Second order ultrasonic guided wave mutual interactions in plate: Arbitrary angles, internal resonance, and finite interaction region

Abstract

The sensitivity of ultrasonic wave interactions to material and geometric nonlinearities makes them very useful for nondestructive characterization. The ability of guided waves to interrogate inaccessible material domains, be emitted and received from a single surface, and penetrate long distances provides capabilities that bulk waves do not. Furthermore, mutual interactions between waves propagating in collinear or non-collinear directions provide excellent flexibility as to which types of waves are used, as well as their frequencies and interaction angles.

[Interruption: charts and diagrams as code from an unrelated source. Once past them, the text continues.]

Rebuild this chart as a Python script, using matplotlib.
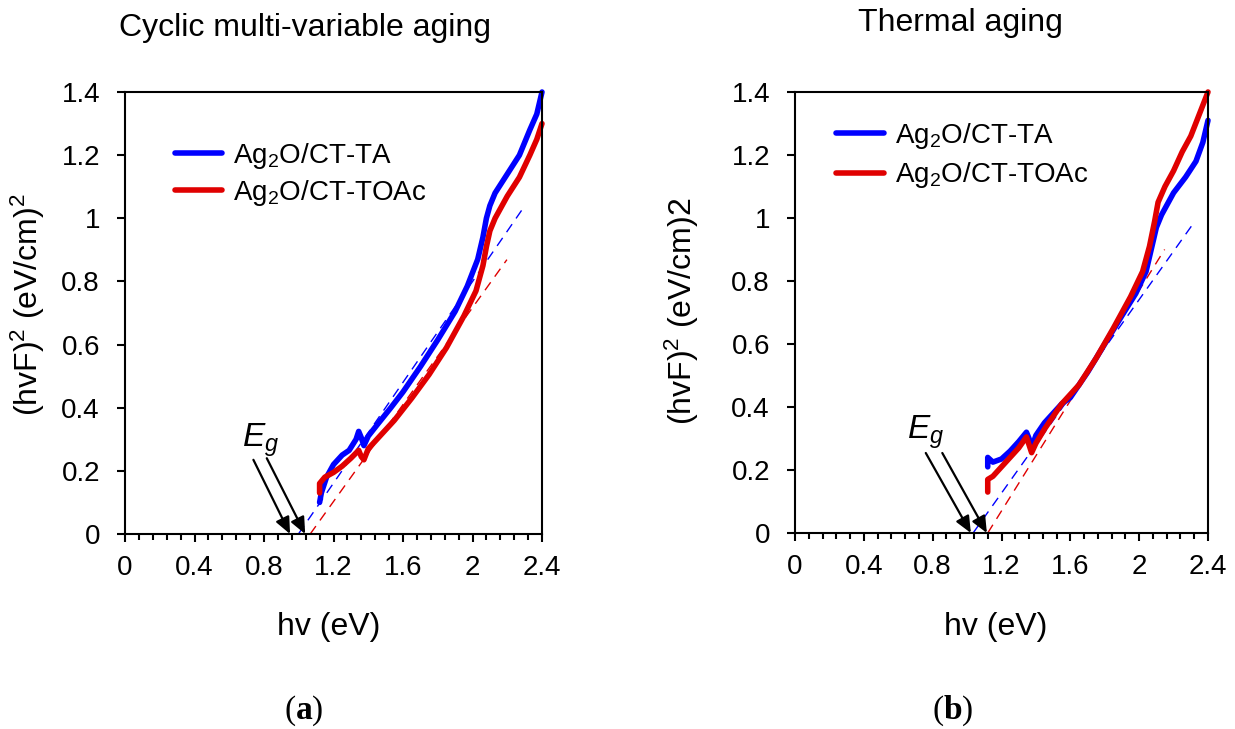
import numpy as np
import matplotlib
matplotlib.use("Agg")
import matplotlib.pyplot as plt
from matplotlib.ticker import MultipleLocator

plt.rcParams['font.family'] = ['Liberation Sans', 'DejaVu Sans']
plt.rcParams['mathtext.fontset'] = 'custom'
plt.rcParams['mathtext.rm'] = 'Liberation Sans'
plt.rcParams['mathtext.it'] = 'Liberation Sans:italic'
plt.rcParams['mathtext.bf'] = 'Liberation Serif:bold'

# ---- data --------------------------------------------------------
# (a) cyclic multi-variable aging
a_ta_x = [1.12, 1.13, 1.16, 1.20, 1.25, 1.29, 1.33, 1.345, 1.36, 1.375, 1.40, 1.45,
          1.53, 1.60, 1.70, 1.80, 1.90, 1.97, 2.03, 2.06, 2.08, 2.10, 2.13, 2.20,
          2.27, 2.33, 2.37, 2.40]
a_ta_y = [0.10, 0.13, 0.18, 0.22, 0.25, 0.265, 0.30, 0.325, 0.305, 0.28, 0.31, 0.345,
          0.40, 0.45, 0.53, 0.615, 0.705, 0.785, 0.87, 0.94, 1.00, 1.04, 1.08, 1.14,
          1.20, 1.28, 1.33, 1.40]
a_toac_x = [1.12, 1.12, 1.15, 1.20, 1.25, 1.30, 1.345, 1.36, 1.375, 1.40, 1.45, 1.55,
            1.65, 1.75, 1.85, 1.95, 2.02, 2.06, 2.08, 2.10, 2.13, 2.20, 2.27, 2.33,
            2.37, 2.40]
a_toac_y = [0.13, 0.16, 0.18, 0.195, 0.215, 0.24, 0.265, 0.245, 0.235, 0.27, 0.30, 0.36,
            0.43, 0.505, 0.59, 0.69, 0.77, 0.85, 0.91, 0.96, 1.00, 1.07, 1.13, 1.20,
            1.25, 1.30]
a_fit_ta = ([0.998, 2.285], [0.0, 1.027])
a_fit_toac = ([1.066, 2.198], [0.0, 0.869])
a_arrow_tails = [(0.739, 0.235), (0.816, 0.240)]
a_arrow_heads = [(0.95, 0.0), (1.037, 0.0)]

# (b) thermal aging
b_ta_x = [1.12, 1.12, 1.15, 1.20, 1.25, 1.30, 1.345, 1.36, 1.375, 1.40, 1.45, 1.50,
          1.55, 1.60, 1.70, 1.80, 1.90, 1.98, 2.04, 2.07, 2.10, 2.13, 2.20, 2.27,
          2.33, 2.37, 2.40]
b_ta_y = [0.21, 0.24, 0.225, 0.235, 0.26, 0.29, 0.32, 0.30, 0.27, 0.31, 0.35, 0.38,
          0.41, 0.43, 0.51, 0.60, 0.69, 0.76, 0.83, 0.90, 0.97, 1.01, 1.08, 1.13,
          1.18, 1.24, 1.31]
b_toac_x = [1.12, 1.12, 1.15, 1.20, 1.25, 1.30, 1.345, 1.36, 1.375, 1.40, 1.45, 1.55,
            1.65, 1.75, 1.85, 1.95, 2.02, 2.06, 2.09, 2.11, 2.15, 2.20, 2.25, 2.30,
            2.35, 2.40]
b_toac_y = [0.13, 0.17, 0.18, 0.21, 0.24, 0.27, 0.305, 0.28, 0.255, 0.285, 0.33, 0.41,
            0.47, 0.555, 0.65, 0.75, 0.83, 0.91, 0.99, 1.05, 1.10, 1.15, 1.21, 1.26,
            1.33, 1.40]
b_fit_ta = ([1.035, 2.323], [0.0, 0.989])
b_fit_toac = ([1.12, 2.148], [0.0, 0.90])
b_arrow_tails = [(0.76, 0.254), (0.856, 0.254)]
b_arrow_heads = [(1.022, 0.0), (1.115, 0.0)]

x_ticks = [0, 0.4, 0.8, 1.2, 1.6, 2.0, 2.4]
x_labels = ['0', '0.4', '0.8', '1.2', '1.6', '2', '2.4']
y_ticks = [0, 0.2, 0.4, 0.6, 0.8, 1.0, 1.2, 1.4]
y_labels = ['0', '0.2', '0.4', '0.6', '0.8', '1', '1.2', '1.4']

BLUE = '#0000ff'
RED = '#e00000'

W, H = 1235, 729
fig = plt.figure(figsize=(W / 100, H / 100), dpi=100)


def style_axes(ax):
    ax.set_xlim(0, 2.4)
    ax.set_ylim(0, 1.4)
    ax.set_xticks(x_ticks)
    ax.set_xticklabels(x_labels)
    ax.set_yticks(y_ticks)
    ax.set_yticklabels(y_labels)
    ax.xaxis.set_minor_locator(MultipleLocator(0.08))
    ax.tick_params(axis='both', which='major', direction='out', length=6, width=1.5,
                   labelsize=20, color='black')
    ax.tick_params(axis='x', which='major', pad=9)
    ax.tick_params(axis='y', which='major', pad=12)
    ax.tick_params(axis='x', which='minor', direction='out', length=4, width=1.5)
    for sp in ax.spines.values():
        sp.set_linewidth(1.5)
        sp.set_color('black')


def draw_panel(ax, ta_x, ta_y, toac_x, toac_y, fit_ta, fit_toac, tails, heads):
    ax.plot(fit_ta[0], fit_ta[1], color=BLUE, lw=1.0, ls=(0, (7, 5)))
    ax.plot(fit_toac[0], fit_toac[1], color=RED, lw=1.0, ls=(0, (7, 5)))
    ax.plot(ta_x, ta_y, color=BLUE, lw=4, solid_capstyle='round',
            solid_joinstyle='round', label='Ag$_2$O/CT-TA', clip_on=False)
    ax.plot(toac_x, toac_y, color=RED, lw=4, solid_capstyle='round',
            solid_joinstyle='round', label='Ag$_2$O/CT-TOAc', clip_on=False)
    for t, h in zip(tails, heads):
        ax.annotate('', xy=h, xytext=t,
                    arrowprops=dict(arrowstyle='-|>,head_length=0.5,head_width=0.22',
                                    color='black', lw=1.6,
                                    mutation_scale=20, shrinkA=0, shrinkB=0),
                    annotation_clip=False)
    style_axes(ax)


ax1 = fig.add_axes([125 / W, 1 - 534 / H, 417 / W, 442 / H])
draw_panel(ax1, a_ta_x, a_ta_y, a_toac_x, a_toac_y, a_fit_ta, a_fit_toac,
           a_arrow_tails, a_arrow_heads)
ax1.text(0.673, 0.277, '$E_g$', fontsize=24, va='baseline', ha='left')
ax1.legend(loc='upper left', bbox_to_anchor=(0.12, 0.89), frameon=False,
           fontsize=20, handlelength=1.7, handletextpad=0.4, labelspacing=0.25,
           borderpad=0, borderaxespad=0)

ax2 = fig.add_axes([795 / W, 1 - 533 / H, 413 / W, 441 / H])
draw_panel(ax2, b_ta_x, b_ta_y, b_toac_x, b_toac_y, b_fit_ta, b_fit_toac,
           b_arrow_tails, b_arrow_heads)
ax2.text(0.651, 0.30, '$E_g$', fontsize=24, va='baseline', ha='left')
ax2.legend(loc='upper left', bbox_to_anchor=(0.10, 0.935), frameon=False,
           fontsize=20, handlelength=1.7, handletextpad=0.4, labelspacing=0.35,
           borderpad=0, borderaxespad=0)

# titles, axis labels, panel letters
fig.text(305 / W, 1 - 28 / H, 'Cyclic multi-variable aging', fontsize=23,
         ha='center', va='center')
fig.text(960 / W, 1 - 23 / H, 'Thermal aging', fontsize=23, ha='center', va='center')
fig.text(28 / W, 1 - 305 / H, '(hvF)$^2$ (eV/cm)$^2$', fontsize=23, rotation=90,
         ha='center', va='center')
fig.text(682 / W, 1 - 311 / H, '(hvF)$^2$ (eV/cm)2', fontsize=23, rotation=90,
         ha='center', va='center')
fig.text(329 / W, 1 - 627 / H, 'hv (eV)', fontsize=23, ha='center', va='center')
fig.text(996 / W, 1 - 627 / H, 'hv (eV)', fontsize=23, ha='center', va='center')
fig.text(304 / W, 1 - 711 / H, r'($\mathbf{a}$)', fontsize=24, family='Liberation Serif',
         ha='center', va='center')
fig.text(953 / W, 1 - 711 / H, r'($\mathbf{b}$)', fontsize=24, family='Liberation Serif',
         ha='center', va='center')

fig.savefig('out.png', dpi=100)
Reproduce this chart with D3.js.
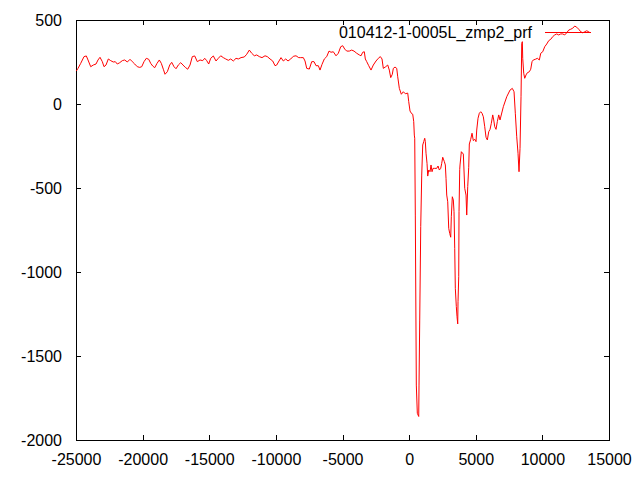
<!DOCTYPE html>
<html>
<head>
<meta charset="utf-8">
<script src="https://cdn.jsdelivr.net/npm/d3@7"></script>
<style>
  body { margin: 0; background: #fff; }
  svg { display: block; }
  text { font-family: "Liberation Sans", Arial, sans-serif; font-size: 16px; fill: #000; }
</style>
</head>
<body>
<svg id="chart" width="640" height="480"></svg>
<script>
// Series name and axis ticks
const seriesName = "010412-1-0005L_zmp2_prf";
const xTicks = [-25000, -20000, -15000, -10000, -5000, 0, 5000, 10000, 15000];
const yTicks = [-2000, -1500, -1000, -500, 0, 500];

// Profile positions (x)
const profileX = [
  -24980, -24849, -24646, -24398, -24226, -24099, -23896, -23701, -23498, -23348,
  -23198, -23025, -22898, -22748, -22575, -22395, -22200, -22050, -21900, -21720,
  -21524, -21344, -21149, -20946, -20774, -20594, -20399, -20219, -20068, -19896,
  -19723, -19543, -19393, -19243, -19093, -18920, -18747, -18597, -18447, -18320,
  -18147, -17967, -17817, -17644, -17494, -17322, -17141, -16969, -16796, -16616,
  -16443, -16271, -16091, -15895, -15693, -15490, -15340, -15190, -15040, -14890,
  -14695, -14492, -14320, -14139, -13944, -13764, -13569, -13389, -13194, -12991,
  -12819, -12616, -12368, -12188, -11993, -11813, -11618, -11438, -11242, -11040,
  -10815, -10642, -10439, -10237, -10064, -9937, -9764, -9614, -9441, -9261,
  -9089, -8886, -8691, -8488, -8286, -8136, -7940, -7813, -7685, -7490,
  -7310, -7137, -6987, -6815, -6687, -6537, -6364, -6184, -6012, -5861,
  -5689, -5486, -5314, -5133, -4983, -4833, -4683, -4488, -4308, -4135,
  -3933, -3737, -3610, -3482, -3362, -3287, -3182, -3032, -2859, -2687,
  -2484, -2312, -2161, -2034, -1936, -1756, -1606, -1486, -1381, -1261,
  -1186, -1058, -931, -856, -735, -585, -435, -285, -105, -30,
  68, 195, 270, 345, 390, 420, 465, 540, 615, 720,
  743, 796, 871, 946, 1021, 1096, 1171, 1216, 1268, 1343,
  1396, 1471, 1569, 1644, 1719, 1794, 1891, 2071, 2169, 2267,
  2372, 2447, 2522, 2597, 2642, 2717, 2769, 2822, 2897, 2972,
  3047, 3122, 3167, 3242, 3317, 3370, 3422, 3467, 3542, 3595,
  3647, 3670, 3722, 3745, 3798, 3820, 3918, 4068, 4173, 4270,
  4323, 4398, 4473, 4518, 4623, 4721, 4818, 4923, 5021, 5073,
  5171, 5269, 5374, 5471, 5569, 5674, 5771, 5869, 5974, 6072,
  6169, 6274, 6349, 6424, 6522, 6619, 6724, 6822, 7070, 7325,
  7573, 7745, 7873, 7970, 8075, 8173, 8248, 8323, 8398, 8451,
  8496, 8526, 8601, 8676, 8773, 8871, 9021, 9126, 9224, 9321,
  9471, 9621, 9772, 9877, 10026, 10177, 10327, 10477, 10627, 10777,
  10927, 11077, 11227, 11377, 11528, 11678, 11828, 11978, 12128, 12278,
  12428, 12578, 12729, 12879, 13029, 13179, 13329, 13479, 13576
];

// Profile values (y)
const profileY = [
  196, 212, 242, 282, 286, 262, 222, 232, 238, 262,
  278, 252, 222, 232, 268, 258, 250, 252, 238, 246,
  258, 262, 250, 266, 252, 238, 222, 218, 222, 252,
  272, 266, 242, 226, 216, 242, 262, 242, 207, 177,
  192, 232, 248, 222, 210, 232, 246, 232, 218, 207,
  232, 282, 286, 252, 262, 258, 272, 258, 238, 272,
  286, 256, 272, 287, 276, 268, 260, 268, 256, 272,
  268, 276, 280, 296, 321, 302, 287, 292, 282, 276,
  287, 282, 268, 256, 228, 232, 256, 276, 256, 268,
  256, 268, 284, 287, 276, 276, 276, 256, 212, 208,
  252, 252, 228, 228, 202, 236, 268, 282, 315, 308,
  311, 287, 302, 341, 347, 327, 315, 315, 321, 315,
  302, 292, 287, 308, 311, 268, 252, 228, 202, 232,
  256, 272, 282, 268, 212, 222, 232, 202, 157, 177,
  212, 220, 212, 162, 93, 58, 73, 61, 65, 14,
  -42, -58, -61, -105, -185, -204, -661, -1673, -1841, -1860,
  -1673, -1286, -730, -423, -244, -224, -204, -224, -293, -353,
  -429, -393, -403, -363, -403, -383, -383, -383, -369, -393,
  -383, -353, -317, -333, -343, -363, -442, -542, -582, -740,
  -770, -793, -671, -552, -571, -641, -859, -1097, -1206, -1266,
  -1309, -1177, -1028, -641, -389, -363, -284, -298, -502, -542,
  -661, -492, -377, -238, -210, -174, -218, -210, -224, -155,
  -85, -55, -46, -55, -76, -135, -198, -214, -165, -151,
  -115, -65, -95, -135, -151, -105, -65, -95, -16, 43,
  83, 93, 73, -55, -195, -293, -403, -264, 43, 361,
  371, 272, 183, 153, 173, 186, 192, 207, 252, 262,
  266, 272, 262, 302, 311, 341, 357, 377, 385, 401,
  411, 417, 411, 417, 417, 411, 424, 440, 445, 451,
  464, 457, 445, 430, 424, 430, 436, 430, 424
];

const svg = d3.select("#chart");
const plotLeft = 76, plotRight = 609, plotTop = 20, plotBottom = 440;

const x = d3.scaleLinear().domain([-25000, 15000]).range([plotLeft, plotRight]);
const y = d3.scaleLinear().domain([-2000, 500]).range([plotBottom, plotTop]);

const tickLen = 5;
// gnuplot prints plain hyphens, not the unicode minus d3.format gives
const plain = d => String(d);

// Bottom and top axes (ticks pointing inwards, gnuplot style)
svg.append("g")
    .attr("transform", `translate(0, ${plotBottom})`)
    .call(d3.axisBottom(x).tickValues(xTicks).tickSize(-tickLen).tickPadding(tickLen + 9).tickFormat(plain))
    .call(g => g.select(".domain").remove())
    .call(g => g.selectAll("text").attr("font-family", null).attr("font-size", null));

svg.append("g")
    .attr("transform", `translate(0, ${plotTop})`)
    .call(d3.axisTop(x).tickValues(xTicks).tickSize(-tickLen).tickFormat(""))
    .call(g => g.select(".domain").remove());

svg.append("g")
    .attr("transform", `translate(${plotLeft}, 0)`)
    .call(d3.axisLeft(y).tickValues(yTicks).tickSize(-tickLen).tickPadding(tickLen + 9).tickFormat(plain))
    .call(g => g.select(".domain").remove())
    .call(g => g.selectAll("text").attr("font-family", null).attr("font-size", null));

svg.append("g")
    .attr("transform", `translate(${plotRight}, 0)`)
    .call(d3.axisRight(y).tickValues(yTicks).tickSize(-tickLen).tickFormat(""))
    .call(g => g.select(".domain").remove());

svg.selectAll(".tick line").attr("stroke", "#000").attr("shape-rendering", "crispEdges");

// Frame
svg.append("rect")
    .attr("x", plotLeft).attr("y", plotTop)
    .attr("width", plotRight - plotLeft).attr("height", plotBottom - plotTop)
    .attr("fill", "none").attr("stroke", "#000")
    .attr("shape-rendering", "crispEdges");

// Profile line
const points = profileX.map((d, i) => [d, profileY[i]]);
const line = d3.line().x(d => x(d[0])).y(d => y(d[1]));

svg.append("path")
    .datum(points)
    .attr("d", line)
    .attr("fill", "none")
    .attr("stroke", "#ff0000")
    .attr("stroke-width", 1);

// Legend (top right, inside the frame)
const legend = svg.append("g");
legend.append("text")
    .attr("x", 532).attr("y", 38)
    .attr("text-anchor", "end")
    .text(seriesName);
legend.append("line")
    .attr("x1", 545).attr("x2", 591)
    .attr("y1", 32.5).attr("y2", 32.5)
    .attr("stroke", "#ff0000")
    .attr("stroke-width", 1);
</script>
</body>
</html>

While the interaction of bulk waves is well established, the mutual interaction of guided waves traveling in arbitrary directions in a plate is not and requires a general vector-based formulation. Herein, by vector-based calculations, the internal resonance criteria are formulated and evaluated for waves propagating in arbitrary directions in a plate. From the analysis, it is found that non-collinear guided wave interactions transfer power to secondary guided wave modes that is impossible for collinear interactions, which is completely analogous to bulk waves. For the case of tone burst-pulsed wave packets at nonzero interaction angles, the wave interaction zone has a finite size, and its size is dictated by many factors, including, for example, the group velocities of the waves, interaction angle, pulse duration, and dispersion. An analytical model is introduced for finite-sized interaction zones and used to demonstrate the effect of group velocity mismatch on the generation of secondary waves. In addition, finite element simulations are compared to the analytical model and provide additional insight into secondary wave generation and propagation.